The exercise: Your task is to retype the lines from the opening of the material through the line that includes "markeredgecolor='black', markeredgewidth=mew, label=name)". Do not copy the pictures.

[start]

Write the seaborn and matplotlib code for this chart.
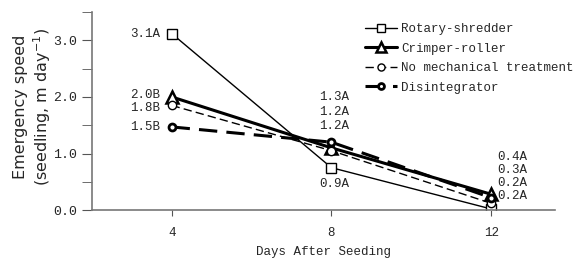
import pandas as pd
import matplotlib.pyplot as plt
import seaborn as sns

days = [4, 8, 12]
rotary = [3.12, 0.75, 0.02]
crimper = [2.0, 1.1, 0.28]
no_mech = [1.85, 1.05, 0.12]
disint = [1.47, 1.2, 0.22]

labels_4 = ['3.1A', '2.0B', '1.8B', '1.5B']
labels_8 = ['1.3A', '1.2A', '1.2A']
label_8_rot = '0.9A'
labels_12 = ['0.4A', '0.3A', '0.2A', '0.2A']

sns.set_style('ticks')
mono = 'Liberation Mono'

fig = plt.figure(figsize=(5.77, 2.61), dpi=100)
ax = fig.add_axes([0.159, 0.195, 0.803, 0.759])

series = [
    ('Rotary-shredder', rotary, '-', 1.0, 's', 7, 1.0),
    ('Crimper-roller', crimper, '-', 2.2, '^', 8, 1.8),
    ('No mechanical treatment', no_mech, (0, (6, 3)), 1.0, 'o', 6, 1.0),
    ('Disintegrator', disint, (0, (6, 3)), 2.2, 'o', 5, 2.0),
]
for name, vals, ls, lw, mk, ms, mew in series:
    df = pd.DataFrame({'day': days, 'v': vals})
    sns.lineplot(data=df, x='day', y='v', ax=ax, color='black', linestyle=ls,
                 linewidth=lw, marker=mk, markersize=ms, markerfacecolor='white',
                 markeredgecolor='black', markeredgewidth=mew, label=name)

ax.set_xlim(2, 13.6)
ax.set_ylim(0, 3.5)
ax.set_xticks(days)
ax.set_xticklabels([str(d) for d in days], family=mono, fontsize=9)
ax.set_yticks([0, 1, 2, 3])
ax.set_yticks([0.5, 1.5, 2.5, 3.5], minor=True)
ax.set_yticklabels(['0.0', '1.0', '2.0', '3.0'], family=mono, fontsize=9.5)
ax.tick_params(axis='both', which='both', color='#555555', direction='out')
ax.tick_params(axis='y', which='major', length=7)
ax.tick_params(axis='y', which='minor', length=7)
ax.tick_params(axis='x', length=4, pad=8)
for s in ['left', 'bottom']:
    ax.spines[s].set_color('#777777')
    ax.spines[s].set_linewidth(1.2)
sns.despine(ax=ax)

ax.set_xlabel('Days After Seeding', family=mono, fontsize=9, labelpad=5)
ax.set_ylabel('Emergency speed\n(seedling, m day$^{-1}$)', family='DejaVu Sans',
              fontsize=11.5, linespacing=1.2)
ax.yaxis.set_label_coords(-0.084, 0.52)

tf = dict(family=mono, fontsize=9)
ys4 = [3.12, 2.04, 1.8, 1.47]
for lab, y in zip(labels_4, ys4):
    ax.text(3.72, y, lab, ha='right', va='center', **tf)
for lab, y in zip(labels_8, [1.99, 1.74, 1.49]):
    ax.text(7.7, y, lab, ha='left', va='center', **tf)
ax.text(7.7, 0.46, label_8_rot, ha='left', va='center', **tf)
for lab, y in zip(labels_12, [0.94, 0.71, 0.48, 0.25]):
    ax.text(12.15, y, lab, ha='left', va='center', **tf)

leg = ax.legend(loc='upper left', bbox_to_anchor=(0.565, 1.0), frameon=False,
                prop={'family': mono, 'size': 9}, handlelength=2.6,
                labelspacing=0.6, handletextpad=0.3, markerscale=0.85)

fig.savefig('out.png', dpi=100)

[end]

Completed task:
Write the seaborn and matplotlib code for this chart.
import pandas as pd
import matplotlib.pyplot as plt
import seaborn as sns

days = [4, 8, 12]
rotary = [3.12, 0.75, 0.02]
crimper = [2.0, 1.1, 0.28]
no_mech = [1.85, 1.05, 0.12]
disint = [1.47, 1.2, 0.22]

labels_4 = ['3.1A', '2.0B', '1.8B', '1.5B']
labels_8 = ['1.3A', '1.2A', '1.2A']
label_8_rot = '0.9A'
labels_12 = ['0.4A', '0.3A', '0.2A', '0.2A']

sns.set_style('ticks')
mono = 'Liberation Mono'

fig = plt.figure(figsize=(5.77, 2.61), dpi=100)
ax = fig.add_axes([0.159, 0.195, 0.803, 0.759])

series = [
    ('Rotary-shredder', rotary, '-', 1.0, 's', 7, 1.0),
    ('Crimper-roller', crimper, '-', 2.2, '^', 8, 1.8),
    ('No mechanical treatment', no_mech, (0, (6, 3)), 1.0, 'o', 6, 1.0),
    ('Disintegrator', disint, (0, (6, 3)), 2.2, 'o', 5, 2.0),
]
for name, vals, ls, lw, mk, ms, mew in series:
    df = pd.DataFrame({'day': days, 'v': vals})
    sns.lineplot(data=df, x='day', y='v', ax=ax, color='black', linestyle=ls,
                 linewidth=lw, marker=mk, markersize=ms, markerfacecolor='white',
                 markeredgecolor='black', markeredgewidth=mew, label=name)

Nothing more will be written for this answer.